10 Steps to Creating Your Time Bank
1. Look around you - find a place where people are brought together. It could be a school, hospital, housing estate, older people's centre…anywhere which needs the active participation of the people who learn, live or work there to thrive.
2. Be creative - explore what people want and together create a vision of where you want to be. It might be an after-school club or a community clean-up. Make sure you tap into people's priorities before you get going. Keep focussed: this way you will build on local enthusiasm and support - the most important ingredients. Link up with local organisations and businesses and get them to work with the time bank.
3. Make the right connections - talk to potential partners and explore local initiatives. People who share your concerns will want to support the project with money or in kind - by donating space, office equipment or volunteer support.
To get started, you need a co-ordinator, a phone line, basic office equipment and basic running costs. Make sure to add into the equation the time contribution that local people will be making through the time bank. Possible sources of funding include local health and regeneration initiatives as well as charitable trusts.
4. Find a base - where your co-ordinator can set up the time bank and install the TimeKeeper software . Create a tangible presence for the time bank and make it easy for people to see you and see the difference you are making.
5. Start small - five or six people are enough to get going. These could be your friends, people from a local tenant's association, people you meet in the doctor's waiting room, or parents and teachers from your local school. Show people what they can achieve immediately by getting active together - through a community clean-up or a garden tidy for elderly people. Working as a team is an ideal way for people to get to know and trust each other.
6. Explore with members where their skills and talents lie - and also where they might need some help. Instead of remembering all the things people can't do, be radical and ask people what they can do. Then help them to do it!
7. Get active and involved by using the energy and talents they are offering immediately. Link them up with people who need their help. Support and train your members; this way, you share the knowledge that's needed with the people who know best. Encourage members to be part of the steering group and get them fully involved in the operation, decision making and future planning of the time bank.
Use members' ideas for new initiatives and get them to bring their family and friends along. Encourage them by offering them time credits for each new member they introduce to the time bank.
Make sure your members are part of the day-to-day management and development of the time bank, so they can tell you what is going right…and wrong….and can help you to fix it.
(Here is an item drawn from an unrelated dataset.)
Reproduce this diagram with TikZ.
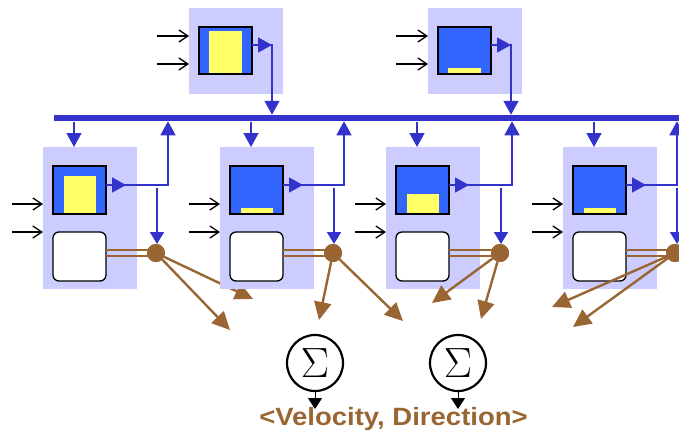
\documentclass[tikz,border=0pt]{standalone}
\usepackage{graphicx}
\usepackage{fontspec}
\newfontfamily\labelfont{Liberation Sans}
\usetikzlibrary{arrows.meta}
\definecolor{lav}{HTML}{CCCCFF}
\definecolor{bluebox}{HTML}{3366FF}
\definecolor{yel}{HTML}{FFFF66}
\definecolor{conn}{HTML}{3333CC}
\definecolor{brn}{HTML}{996633}
\tikzset{
  lavbox/.style={fill=lav, minimum width=94pt, minimum height=142pt, anchor=north west, inner sep=0pt, outer sep=0pt},
  toplav/.style={lavbox, minimum height=86pt},
  unitbox/.style={fill=bluebox, draw=black, line width=1.3pt, minimum width=53pt, minimum height=48pt, anchor=north west, inner sep=0pt, outer sep=0pt},
  roundbox/.style={fill=white, draw=black, line width=1.3pt, rounded corners=6pt, minimum width=53pt, minimum height=49pt, anchor=north west, inner sep=0pt, outer sep=0pt},
  busbar/.style={fill=conn, minimum width=625pt, minimum height=6.5pt, inner sep=0pt, outer sep=0pt, anchor=west},
  inarrow/.style={draw=black, line width=1.3pt, -{Straight Barb[length=9pt,width=12pt,line width=1.3pt]}},
  connl/.style={draw=conn, line width=1.6pt},
  bhead/.style={-{Triangle[length=14pt,width=15pt]}},
  midhead/.style={-{Triangle[length=14pt,width=15pt]}},
  dotnode/.style={circle, fill=brn, minimum size=18pt, inner sep=0pt, outer sep=0pt},
  brnl/.style={draw=brn, line width=2.4pt},
  brnarrow/.style={draw=brn, line width=2.4pt, -{Triangle[length=18pt,width=17pt]}},
  sig/.style={circle, draw=black, line width=2.2pt, minimum size=56pt, inner sep=0pt},
  sarrow/.style={draw=black, line width=1pt, -{Triangle[length=11pt,width=14pt]}},
}
\begin{document}
\begin{tikzpicture}[x=1pt,y=-1pt]
\useasboundingbox (0,0) rectangle (679,434);

% bus
\node[busbar] (bus) at (54,118) {};

% top blocks
\foreach \n/\x/\yt in {P/189/31, Q/428/68} {
  \node[toplav] (lav\n) at (\x,8) {};
  \node[unitbox, minimum height=47pt] (box\n) at (\x+10,27) {};
  \fill[yel] (\x+20,\yt) rectangle (\x+53,73.4);
  \coordinate (inA\n) at (\x-32,36);
  \coordinate (inB\n) at (\x-32,64);
  \draw[inarrow] (inA\n) -- (inA\n -| lav\n.west);
  \draw[inarrow] (inB\n) -- (inB\n -| lav\n.west);
  \coordinate (os\n) at ([yshift=5.5pt]box\n.east);
  \coordinate (out\n) at (\x+83,45);
  \draw[connl, midhead] (os\n) -- ++(20,0);
  \draw[connl, bhead] (os\n) -- (out\n) -- (out\n |- bus.north);
}

% lower blocks
\foreach \n/\x/\yt/\up/\dn/\cx/\ax/\ay/\bx/\by in
  {A/43/176/168/157/156/253/299/230/330,
   B/220/208/344/334/333/319/320/403/321,
   C/386/194/512/501/500/432/303/481/319,
   D/563/208/677/677/675/552/307/573/327} {
  \node[lavbox] (lav\n) at (\x,147) {};
  % bus drop
  \coordinate (dr\n) at (\x+31,121.5);
  \draw[connl, bhead] (dr\n) -- (dr\n |- lav\n.north);
  \node[unitbox] (box\n) at (\x+10,166) {};
  \fill[yel] (\x+21,\yt) rectangle (\x+53,213.35);
  \node[roundbox] (rb\n) at (\x+10,232) {};
  % inputs
  \coordinate (inA\n) at (\x-31,204);
  \coordinate (inB\n) at (\x-31,232);
  \draw[inarrow] (inA\n) -- (inA\n -| lav\n.west);
  \draw[inarrow] (inB\n) -- (inB\n -| lav\n.west);
  % output to bus
  \coordinate (os\n) at ([yshift=5pt]box\n.east);
  \coordinate (out\n) at (\up,185);
  \draw[connl, midhead] (os\n) -- ++(20,0);
  \draw[connl, bhead] (os\n) -- (out\n) -- (out\n |- bus.south);
  % brown junction
  \node[dotnode] (c\n) at (\cx,253) {};
  \coordinate (dn\n) at (\dn,188);
  \draw[connl, -{Triangle[length=12pt,width=14pt]}] (dn\n) -- (dn\n |- c\n.north);
  \coordinate (la\n) at ([yshift=6.5pt]rb\n.east);
  \coordinate (lb\n) at ([yshift=0.5pt]rb\n.east);
  \draw[brnl] (la\n) -- (la\n -| c\n);
  \draw[brnl] (lb\n) -- (lb\n -| c\n);
  \node[dotnode] at (c\n) {};
  \coordinate (ta\n) at (\ax,\ay);
  \coordinate (tb\n) at (\bx,\by);
  \draw[brnarrow] (c\n) -- (ta\n);
  \draw[brnarrow] (c\n) -- (tb\n);
}

% summation nodes
\node[sig] (s1) at (315,363) {\scalebox{1.7}{\Huge$\Sigma$}};
\node[sig] (s2) at (458,363) {\scalebox{1.7}{\Huge$\Sigma$}};
\coordinate (v1) at (315,409);
\coordinate (v2) at (458,409);
\draw[sarrow] (s1.south) -- (v1);
\draw[sarrow] (s2.south) -- (v2);

\node[anchor=base, text=brn, xscale=1.1, font=\labelfont\bfseries\fontsize{25}{25}\selectfont] (lbl) at (393.5,425) {<Velocity, Direction>};
\end{tikzpicture}
\end{document}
Make sure members feel safe by taking up references and running regular training sessions.
8. Make your time bank enterprising by getting local charities and businesses to sponsor you or donate unwanted goods (food, clothes, furniture) - anything you can re-use through the time bank.
9. Measure the difference. What difference is your time bank making to the local community? The indicators you choose are up to you - for example, levels of bullying, transfers off the estate or older people being admitted to hospital) - but this evidence is vital to show your supporters that they can't afford to be without you.
Get the message out there: show people what a radical difference you can make by involving everyone in the production of the things they need most - a helping hand, a listening ear, good friends and neighbours.
10. Be part of the Time Banks UK Network and benefit from regular updates and training. Don't re-invent the wheel - join the network.